Presentation Copy to a Harrow Friend

Hours of Idleness, a Series of Poems, Original and Translated.

Newark: S. and J. Ridge, 1807.

Price: $9,000.00


About the item

First edition, first issue. [xiv], 187 pp. 1 vols. 8vo (7 x 4.5 in.). Presentation Copy to a Harrow Friend. Contemporary red straight-grained morocco, a.e.g. Front hinge tender starting, front free endpaper removed, else fine. Wise Byron, I, pp. 7-8; Hayward 218; Randolph, p. 9. Provenance: James Wynne de Bathe (inscription noting presentation from Byron); Henry P. de Bathe (bookplate).

Item #303869

Byron's first regularly published book, following the privately printed Fugitive Pieces and Poems on Various Occasions.
Inscribed on a front flyleaf by the recipient: "The gift of Lord Byron, James Wynne De Bathe. September 1807. London." De Bathe (1792-1828) attended Harrow with Byron and was included in the circle of his closest friends: "Clare, Dorset, Charles Gordon, De Bathe, Claridge, and John Wingfield, were my juniors and favourites, whom I spoilt by indulgence" (Life, p. 21).
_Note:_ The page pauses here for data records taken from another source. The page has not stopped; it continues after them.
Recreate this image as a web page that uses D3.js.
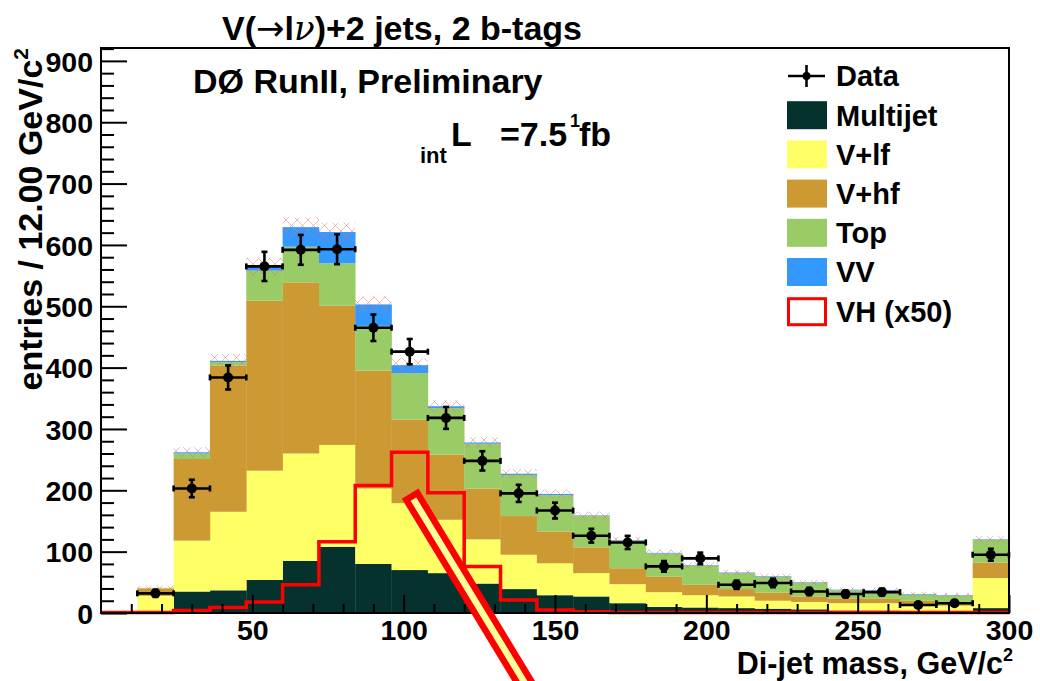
<!DOCTYPE html>
<html>
<head>
<meta charset="utf-8">
<script src="https://cdn.jsdelivr.net/npm/d3@7"></script>
<style>
  html, body { margin: 0; padding: 0; background: #fff; }
  svg { display: block; font-family: "Liberation Sans", Arial, Helvetica, sans-serif; font-weight: bold; }
</style>
</head>
<body>
<svg id="chart" width="1040" height="681"></svg>
<script>
// ---------------- data ----------------
const binLow   = [12,24,36,48,60,72,84,96,108,120,132,144,156,168,180,192,204,216,228,240,252,264,276,288];
const binWidth = 12;
const multijet = [1,35,37,54,85,108,80,70,65,48,39,29,27,16,10,9,8,7,6,4,4,3,3,8];
const vlf      = [27,83,128,178,175,166,123,109,87,72,56,52,38,31,24,20,19,13,12,12,12,10,9,49];
const vhf      = [12,133,238,277,279,227,192,136,106,83,63,52,42,26,25,17,12,13,9,8,7,7,6,25];
const topq     = [1,9,6,49,58,69,73,76,76,73,67,59,51,45,38,31,26,26,22,13,13,10,10,37];
const vv       = [0,2,2,7,32,51,35,13,3,2,2,2,1,1,1,1,1,1,1,1,1,1,1,1];
const dataVals = [32,203,384,565,592,593,465,426,318,248,195,167,126,115,76,89,46,49,35,31,34,13,16,95];
const vhLow    = [0,12,24,36,48,60,72,84,96,108,120,132,144,156,168,180,192,204,216,228,240,252,264,276,288];
const vhX50    = [1,1,4,9,18,46,116,208,262,196,76,21,5,2,1,1,1,1,1,1,1,1,1,1,1];

const seriesNames  = ["Multijet","V+lf","V+hf","Top","VV"];
const seriesColors = ["#06322d","#ffff66","#cc9933","#99cc66","#3399ff"];
const xTicks = [50,100,150,200,250,300];
const yTicks = [0,100,200,300,400,500,600,700,800,900];
const legendLabels = ["Data","Multijet","V+lf","V+hf","Top","VV","VH (x50)"];
const arrowAnchor = [102.7, 190];   // annotation bar top (data coords)

// ---------------- layout ----------------
const svg = d3.select("#chart");
const L = 101, R = 1009, T = 48, B = 613;
const x = d3.scaleLinear().domain([0, 300]).range([L, R]);
const y = d3.scaleLinear().domain([0, 921]).range([B, T]);

// stack table
const table = binLow.map((lo, i) => ({
  lo, "Multijet": multijet[i], "V+lf": vlf[i], "V+hf": vhf[i], "Top": topq[i], "VV": vv[i]
}));
const stacked = d3.stack().keys(seriesNames)(table);

const gStack = svg.append("g");
stacked.forEach((layer, k) => {
  gStack.selectAll(null).data(layer).enter().append("rect")
    .attr("x", d => x(d.data.lo))
    .attr("width", d => x(d.data.lo + binWidth) - x(d.data.lo) + 0.3)
    .attr("y", d => y(d[1]))
    .attr("height", d => Math.max(0, y(d[0]) - y(d[1])))
    .attr("fill", seriesColors[k]);
});

// hatched uncertainty band
const defs = svg.append("defs");
const pat = defs.append("pattern").attr("id", "hatch").attr("patternUnits", "userSpaceOnUse")
  .attr("width", 11).attr("height", 11);
pat.append("path").attr("d", "M0,0L11,11M0,11L11,0").attr("stroke", "#e07070")
  .attr("stroke-width", 0.7).attr("fill", "none").attr("opacity", 0.7);
const totals = table.map(d => seriesNames.reduce((s, k) => s + d[k], 0));
svg.append("g").selectAll("rect").data(table).enter().append("rect")
  .attr("x", d => x(d.lo))
  .attr("width", d => x(d.lo + binWidth) - x(d.lo))
  .attr("y", (d, i) => y(totals[i] * 1.02 + 3))
  .attr("height", (d, i) => y(totals[i] * 0.98 - 3) - y(totals[i] * 1.02 + 3))
  .attr("fill", "url(#hatch)");

// VH x50 outline
const vhPts = vhLow.map((lo, i) => [lo, vhX50[i]]);
vhPts.push([300, vhX50[vhX50.length - 1]]);
svg.append("path")
  .attr("d", d3.line().x(d => x(d[0])).y(d => y(d[1])).curve(d3.curveStepAfter)(vhPts))
  .attr("fill", "none").attr("stroke", "#ff0000").attr("stroke-width", 3.5);

// data points
const gData = svg.append("g").attr("stroke", "#000").attr("stroke-width", 2.6);
binLow.forEach((lo, i) => {
  const cx = x(lo + binWidth / 2), cy = y(dataVals[i]);
  const x0 = x(lo), x1 = x(lo + binWidth);
  const err = Math.sqrt(dataVals[i]);
  const y0 = y(dataVals[i] - err), y1 = y(dataVals[i] + err);
  gData.append("line").attr("x1", x0).attr("x2", x1).attr("y1", cy).attr("y2", cy);
  gData.append("line").attr("x1", x0).attr("x2", x0).attr("y1", cy - 3).attr("y2", cy + 3);
  gData.append("line").attr("x1", x1).attr("x2", x1).attr("y1", cy - 3).attr("y2", cy + 3);
  gData.append("line").attr("x1", cx).attr("x2", cx).attr("y1", y0).attr("y2", y1);
  gData.append("line").attr("x1", cx - 3).attr("x2", cx + 3).attr("y1", y0).attr("y2", y0);
  gData.append("line").attr("x1", cx - 3).attr("x2", cx + 3).attr("y1", y1).attr("y2", y1);
  gData.append("circle").attr("cx", cx).attr("cy", cy).attr("r", 5).attr("fill", "#000").attr("stroke", "none");
});

// axes (ticks inside the frame)
const yMajor = d3.axisLeft(y).tickValues(yTicks).tickSizeInner(-26).tickSizeOuter(0).tickPadding(8);
const gy = svg.append("g").attr("transform", `translate(${L},0)`).call(yMajor);
const yMinor = d3.axisLeft(y).tickValues(d3.range(0, 921, 20).filter(v => v % 100 !== 0))
  .tickSizeInner(-13).tickSizeOuter(0).tickFormat("");
svg.append("g").attr("transform", `translate(${L},0)`).call(yMinor);
const xMajor = d3.axisBottom(x).tickValues(xTicks).tickSizeInner(-18).tickSizeOuter(0).tickPadding(7);
const gx = svg.append("g").attr("transform", `translate(0,${B})`).call(xMajor);
const xMinor = d3.axisBottom(x).tickValues(d3.range(10, 300, 10).filter(v => v % 50 !== 0))
  .tickSizeInner(-9).tickSizeOuter(0).tickFormat("");
svg.append("g").attr("transform", `translate(0,${B})`).call(xMinor);
svg.selectAll(".domain").remove();
svg.selectAll(".tick line").attr("stroke", "#000").attr("stroke-width", 2);
[gx, gy].forEach(g => g.selectAll("text")
  .attr("font-family", "Liberation Sans, Arial, sans-serif").attr("font-weight", "bold")
  .attr("font-size", 28.5).attr("fill", "#000"));
gy.selectAll("text").attr("dy", "0.36em");
gx.selectAll("text").attr("dy", "0.7em");

// frame
svg.append("rect").attr("x", L).attr("y", T).attr("width", R - L).attr("height", B - T)
  .attr("fill", "none").attr("stroke", "#000").attr("stroke-width", 2);

// texts
const title = svg.append("text").attr("x", 222).attr("y", 40).attr("font-size", 34);
title.append("tspan").text("V(");
title.append("tspan").attr("font-family", "DejaVu Sans").attr("font-weight", "normal").text("\u2192");
title.append("tspan").text("l");
title.append("tspan").attr("font-family", "DejaVu Serif").attr("font-style", "italic").attr("font-weight", "normal").text("\u03bd");
title.append("tspan").text(")+2 jets, 2 b-tags");
svg.append("text").attr("x", 193).attr("y", 93).attr("font-size", 34).text("D\u00d8 RunII, Preliminary");
svg.append("text").attr("x", 420).attr("y", 163).attr("font-size", 22).text("int");
svg.append("text").attr("x", 451).attr("y", 146).attr("font-size", 34).text("L");
svg.append("text").attr("x", 500).attr("y", 146).attr("font-size", 34).text("=7.5");
svg.append("text").attr("x", 570).attr("y", 127).attr("font-size", 18).text("1");
svg.append("text").attr("x", 579).attr("y", 146).attr("font-size", 34).text("fb");

const xt = svg.append("text").attr("x", 1013).attr("y", 674).attr("font-size", 30.5).attr("text-anchor", "end");
xt.append("tspan").text("Di-jet mass, GeV/c");
xt.append("tspan").attr("font-size", 18).attr("dy", -13).text("2");

const yt = svg.append("text").attr("transform", "translate(42,48) rotate(-90)")
  .attr("font-size", 34).attr("text-anchor", "end");
yt.append("tspan").text("entries / 12.00 GeV/c");
yt.append("tspan").attr("font-size", 21).attr("dy", -14).text("2");

// legend
const lg = svg.append("g");
legendLabels.forEach((lab, i) => {
  const cy = 76 + i * 39.2;
  if (i === 0) {
    lg.append("line").attr("x1", 788).attr("x2", 825).attr("y1", cy).attr("y2", cy).attr("stroke", "#000").attr("stroke-width", 2.6);
    lg.append("line").attr("x1", 806.5).attr("x2", 806.5).attr("y1", cy - 11).attr("y2", cy + 11).attr("stroke", "#000").attr("stroke-width", 2.6);
    lg.append("circle").attr("cx", 806.5).attr("cy", cy).attr("r", 4).attr("fill", "#000");
  } else if (i <= 5) {
    lg.append("rect").attr("x", 787).attr("y", cy - 14).attr("width", 40).attr("height", 28)
      .attr("fill", seriesColors[i - 1]);
  } else {
    lg.append("rect").attr("x", 788.5).attr("y", cy - 12.5).attr("width", 37).attr("height", 26)
      .attr("fill", "#fff").attr("stroke", "#ff0000").attr("stroke-width", 3);
  }
  lg.append("text").attr("x", 836).attr("y", cy).attr("dy", "0.36em").attr("font-size", 29).text(lab);
});

// annotation bar (arrow shaft)
const ang = 58.8 * Math.PI / 180, len = 260, hw = 6.5;
const ax0 = x(arrowAnchor[0]), ay0 = y(arrowAnchor[1]);
const ux = Math.cos(ang), uy = Math.sin(ang), px = -uy, py = ux;
const poly = [
  [ax0 + px * hw, ay0 + py * hw],
  [ax0 - px * hw, ay0 - py * hw],
  [ax0 - px * hw + ux * len, ay0 - py * hw + uy * len],
  [ax0 + px * hw + ux * len, ay0 + py * hw + uy * len]
];
svg.append("path").attr("d", "M" + poly.map(p => p.join(",")).join("L") + "Z")
  .attr("fill", "#ffff99").attr("stroke", "#ff0000").attr("stroke-width", 6.5).attr("stroke-linejoin", "miter");
</script>
</body>
</html>
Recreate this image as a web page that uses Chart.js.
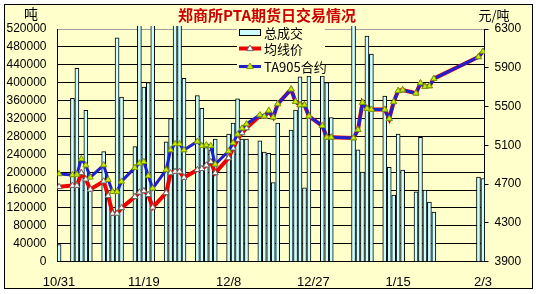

Byron's affection for his schoolmates is celebrated in "Childish Recollections," printed here at page 148. In a letter of 2 February 1808, Byron writes to De Bathe to reminisce about Harrow and announce his upcoming tour of Greece and Turkey, extending a playful invitation to his friend: "What say you? are you disposed for a view of the Peloponnesus and a voyage through the Archipelago?"
We trace only one other association copy of Hours of Idleness — a copy inscribed to Edward Noel Long was sold by Sotheby's in 1976.